### PROBLEM DESCRIPTION
Omit every picture, and retype the lines that run from the beginning of the data below through the line containing "pf_prediction = list(capacity_obs)", inclusive.

==== INFORMATION SUPPLIED ====

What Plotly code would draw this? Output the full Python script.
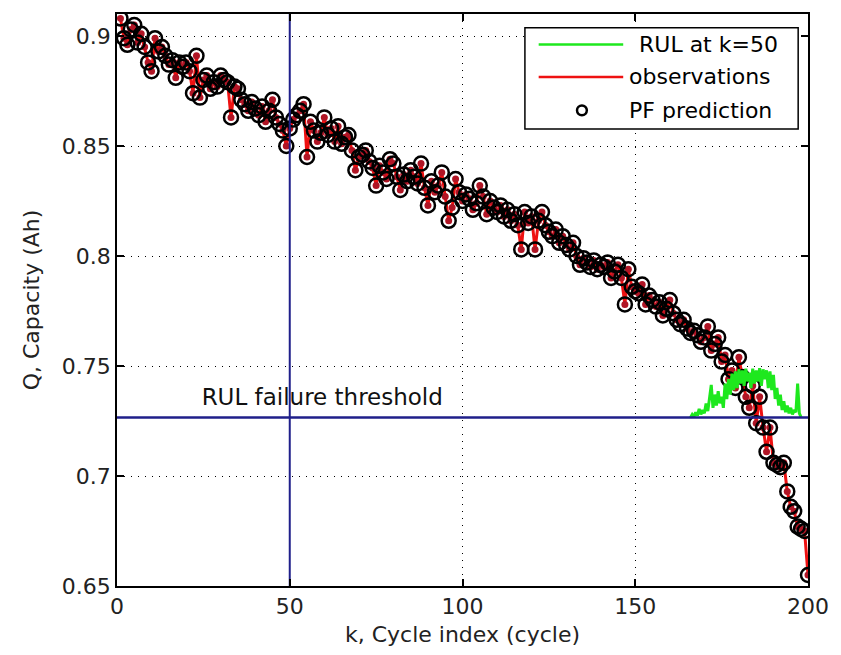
import plotly.graph_objects as go

# ---------------- data ----------------
cycles = list(range(1, 201))
capacity_obs = [
    0.908, 0.899, 0.896, 0.903, 0.905, 0.897, 0.901, 0.895, 0.888, 0.884,
    0.899, 0.893, 0.895, 0.891, 0.887, 0.889, 0.881, 0.888, 0.886, 0.888,
    0.884, 0.874, 0.891, 0.872, 0.880, 0.882, 0.876, 0.879, 0.877, 0.882,
    0.880, 0.879, 0.863, 0.877, 0.876, 0.871, 0.869, 0.866, 0.870, 0.867,
    0.864, 0.868, 0.861, 0.866, 0.871, 0.863, 0.860, 0.857, 0.850, 0.858,
    0.862, 0.864, 0.866, 0.869, 0.845, 0.861, 0.857, 0.852, 0.856, 0.863,
    0.855, 0.858, 0.852, 0.859, 0.851, 0.854, 0.855, 0.848, 0.839, 0.845,
    0.846, 0.848, 0.843, 0.840, 0.832, 0.841, 0.838, 0.835, 0.844, 0.842,
    0.836, 0.830, 0.837, 0.834, 0.839, 0.836, 0.833, 0.842, 0.831, 0.823,
    0.834, 0.829, 0.832, 0.838, 0.827, 0.816, 0.822, 0.835, 0.829, 0.825,
    0.828, 0.826, 0.821, 0.824, 0.832, 0.827, 0.819, 0.825, 0.822, 0.820,
    0.823, 0.818, 0.821, 0.816, 0.819, 0.814, 0.803, 0.820, 0.815, 0.818,
    0.803, 0.816, 0.820, 0.814, 0.811, 0.809, 0.812, 0.806, 0.809, 0.805,
    0.803, 0.806, 0.800, 0.796, 0.799, 0.797, 0.795, 0.798, 0.794, 0.796,
    0.795, 0.797, 0.790, 0.793, 0.796, 0.790, 0.778, 0.794, 0.786, 0.784,
    0.783, 0.787, 0.778, 0.782, 0.780, 0.777, 0.779, 0.773, 0.776, 0.780,
    0.774, 0.771, 0.769, 0.771, 0.767, 0.765, 0.766, 0.764, 0.761, 0.763,
    0.768, 0.757, 0.760, 0.763, 0.752, 0.755, 0.744, 0.748, 0.740, 0.754,
    0.745, 0.736, 0.731, 0.741, 0.724, 0.736, 0.722, 0.711, 0.722, 0.706,
    0.705, 0.704, 0.706, 0.693, 0.686, 0.684, 0.677, 0.676, 0.675, 0.655,
]
pf_prediction = list(capacity_obs)

rul_k = [166.0, 166.5, 167.0, 167.5, 168.0, 168.5, 169.0, 169.5, 170.0, 170.5,
         171.0, 171.5, 172.0, 172.5, 173.0, 173.5, 174.0, 174.5, 175.0, 175.5,
         176.0, 176.5, 177.0, 177.5, 178.0, 178.5, 179.0, 179.5, 180.0, 180.5,
         181.0, 181.5, 182.0, 182.5, 183.0, 183.5, 184.0, 184.5, 185.0, 185.5,
         186.0, 186.5, 187.0, 187.5, 188.0, 188.5, 189.0, 189.5, 190.0, 190.5,
         191.0, 191.5, 192.0, 192.5, 193.0, 193.5, 194.0, 194.5, 195.0, 195.5,
         196.0, 196.5, 197.0, 197.5, 198.0]
rul_curve = [0.7266, 0.7280, 0.7270, 0.7290, 0.7275, 0.7305, 0.7280, 0.7300, 0.7285, 0.7330,
             0.7295, 0.7360, 0.7414, 0.7310, 0.7370, 0.7320, 0.7385, 0.7330, 0.7360, 0.7310,
             0.7420, 0.7350, 0.7440, 0.7370, 0.7465, 0.7390, 0.7475, 0.7400, 0.7485, 0.7420,
             0.7480, 0.7410, 0.7488, 0.7430, 0.7470, 0.7400, 0.7488, 0.7420, 0.7480, 0.7430,
             0.7490, 0.7410, 0.7485, 0.7440, 0.7480, 0.7400, 0.7475, 0.7390, 0.7460, 0.7350,
             0.7400, 0.7320, 0.7370, 0.7300, 0.7340, 0.7290, 0.7320, 0.7285, 0.7310, 0.7280,
             0.7300, 0.7290, 0.7420, 0.7285, 0.7268]

threshold = 0.7266
k_start = 50
x_range = [0, 200]
y_range = [0.65, 0.91]
x_ticks = [0, 50, 100, 150, 200]
y_ticks = [0.65, 0.7, 0.75, 0.8, 0.85, 0.9]

FONT = "DejaVu Sans"
FS = 22
NAVY = "#1f1f8a"
RED = "#ee1111"
GREEN = "#1ee81e"

fig = go.Figure()

# observations (red line + red dots)
fig.add_trace(go.Scatter(x=cycles, y=capacity_obs, mode="lines",
                         line=dict(color=RED, width=3), showlegend=False))
fig.add_trace(go.Scatter(x=cycles, y=capacity_obs, mode="markers",
                         marker=dict(color="#b01525", size=7), showlegend=False))
# PF prediction circles
fig.add_trace(go.Scatter(x=cycles, y=pf_prediction, mode="markers",
                         marker=dict(symbol="circle-open", size=14, color="black",
                                     line=dict(width=2.5, color="black")),
                         showlegend=False))
# RUL pdf (jagged green curve sitting on the threshold)
fig.add_trace(go.Scatter(x=rul_k, y=rul_curve, mode="lines",
                         line=dict(color=GREEN, width=3), showlegend=False))
# threshold text
fig.add_trace(go.Scatter(x=[24.5], y=[0.7351], mode="text",
                         text=["RUL failure threshold"], textposition="middle right",
                         textfont=dict(family=FONT, size=23, color="#111111"),
                         showlegend=False))
# threshold & k=50 lines
fig.add_trace(go.Scatter(x=x_range, y=[threshold, threshold], mode="lines",
                         line=dict(color=NAVY, width=2.5), showlegend=False))
fig.add_trace(go.Scatter(x=[k_start, k_start], y=y_range, mode="lines",
                         line=dict(color=NAVY, width=2), showlegend=False))

# ---------------- manual legend (MATLAB style) ----------------
L, R, T, B = 117, 820, 12, 594
def px(x):
    return (x - L) / (R - L)
def py(y):
    return (B - y) / (B - T)

shapes = [
    dict(type="rect", xref="paper", yref="paper", x0=px(532), x1=px(810),
         y0=py(129), y1=py(26), fillcolor="white", line=dict(color="black", width=1.5),
         layer="above"),
    dict(type="line", xref="paper", yref="paper", x0=px(546), x1=px(632),
         y0=py(43), y1=py(43), line=dict(color=GREEN, width=2.5), layer="above"),
    dict(type="line", xref="paper", yref="paper", x0=px(546), x1=px(632),
         y0=py(76), y1=py(76), line=dict(color=RED, width=2.5), layer="above"),
    dict(type="circle", xref="paper", yref="paper", x0=px(585), x1=px(595),
         y0=py(115), y1=py(105), line=dict(color="black", width=2.5), layer="above"),
]
annotations = [
    dict(xref="paper", yref="paper", x=px(646), y=py(43), text="RUL at k=50",
         showarrow=False, xanchor="left", yanchor="middle",
         font=dict(family=FONT, size=FS, color="black")),
    dict(xref="paper", yref="paper", x=px(636), y=py(76), text="observations",
         showarrow=False, xanchor="left", yanchor="middle",
         font=dict(family=FONT, size=FS, color="black")),
    dict(xref="paper", yref="paper", x=px(636), y=py(110), text="PF prediction",
         showarrow=False, xanchor="left", yanchor="middle",
         font=dict(family=FONT, size=FS, color="black")),
]

axis_common = dict(
    showline=True, linecolor="black", linewidth=1.5, mirror="ticks",
    ticks="inside", ticklen=7, tickwidth=1.5, tickcolor="black",
    showgrid=True, gridcolor="black", gridwidth=1, griddash="1px,6px",
    zeroline=False, tickfont=dict(family=FONT, size=FS, color="#222222"),
)

fig.update_layout(
    width=841, height=655,
    margin=dict(l=L, r=841 - R, t=T, b=655 - B),
    paper_bgcolor="white", plot_bgcolor="white",
    showlegend=False,
    shapes=shapes, annotations=annotations,
    xaxis=dict(range=x_range, tickvals=x_ticks, **axis_common,
               title=dict(text="k, Cycle index (cycle)", standoff=8,
                          font=dict(family=FONT, size=FS, color="#222222"))),
    yaxis=dict(range=y_range, tickvals=y_ticks, **axis_common,
               title=dict(text="Q, Capacity (Ah)", standoff=16,
                          font=dict(family=FONT, size=FS, color="#222222"))),
)

fig.write_html("out.html")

====

### SOLUTION FOR THIS TASK
What Plotly code would draw this? Output the full Python script.
import plotly.graph_objects as go

# ---------------- data ----------------
cycles = list(range(1, 201))
capacity_obs = [
    0.908, 0.899, 0.896, 0.903, 0.905, 0.897, 0.901, 0.895, 0.888, 0.884,
    0.899, 0.893, 0.895, 0.891, 0.887, 0.889, 0.881, 0.888, 0.886, 0.888,
    0.884, 0.874, 0.891, 0.872, 0.880, 0.882, 0.876, 0.879, 0.877, 0.882,
    0.880, 0.879, 0.863, 0.877, 0.876, 0.871, 0.869, 0.866, 0.870, 0.867,
    0.864, 0.868, 0.861, 0.866, 0.871, 0.863, 0.860, 0.857, 0.850, 0.858,
    0.862, 0.864, 0.866, 0.869, 0.845, 0.861, 0.857, 0.852, 0.856, 0.863,
    0.855, 0.858, 0.852, 0.859, 0.851, 0.854, 0.855, 0.848, 0.839, 0.845,
    0.846, 0.848, 0.843, 0.840, 0.832, 0.841, 0.838, 0.835, 0.844, 0.842,
    0.836, 0.830, 0.837, 0.834, 0.839, 0.836, 0.833, 0.842, 0.831, 0.823,
    0.834, 0.829, 0.832, 0.838, 0.827, 0.816, 0.822, 0.835, 0.829, 0.825,
    0.828, 0.826, 0.821, 0.824, 0.832, 0.827, 0.819, 0.825, 0.822, 0.820,
    0.823, 0.818, 0.821, 0.816, 0.819, 0.814, 0.803, 0.820, 0.815, 0.818,
    0.803, 0.816, 0.820, 0.814, 0.811, 0.809, 0.812, 0.806, 0.809, 0.805,
    0.803, 0.806, 0.800, 0.796, 0.799, 0.797, 0.795, 0.798, 0.794, 0.796,
    0.795, 0.797, 0.790, 0.793, 0.796, 0.790, 0.778, 0.794, 0.786, 0.784,
    0.783, 0.787, 0.778, 0.782, 0.780, 0.777, 0.779, 0.773, 0.776, 0.780,
    0.774, 0.771, 0.769, 0.771, 0.767, 0.765, 0.766, 0.764, 0.761, 0.763,
    0.768, 0.757, 0.760, 0.763, 0.752, 0.755, 0.744, 0.748, 0.740, 0.754,
    0.745, 0.736, 0.731, 0.741, 0.724, 0.736, 0.722, 0.711, 0.722, 0.706,
    0.705, 0.704, 0.706, 0.693, 0.686, 0.684, 0.677, 0.676, 0.675, 0.655,
]
pf_prediction = list(capacity_obs)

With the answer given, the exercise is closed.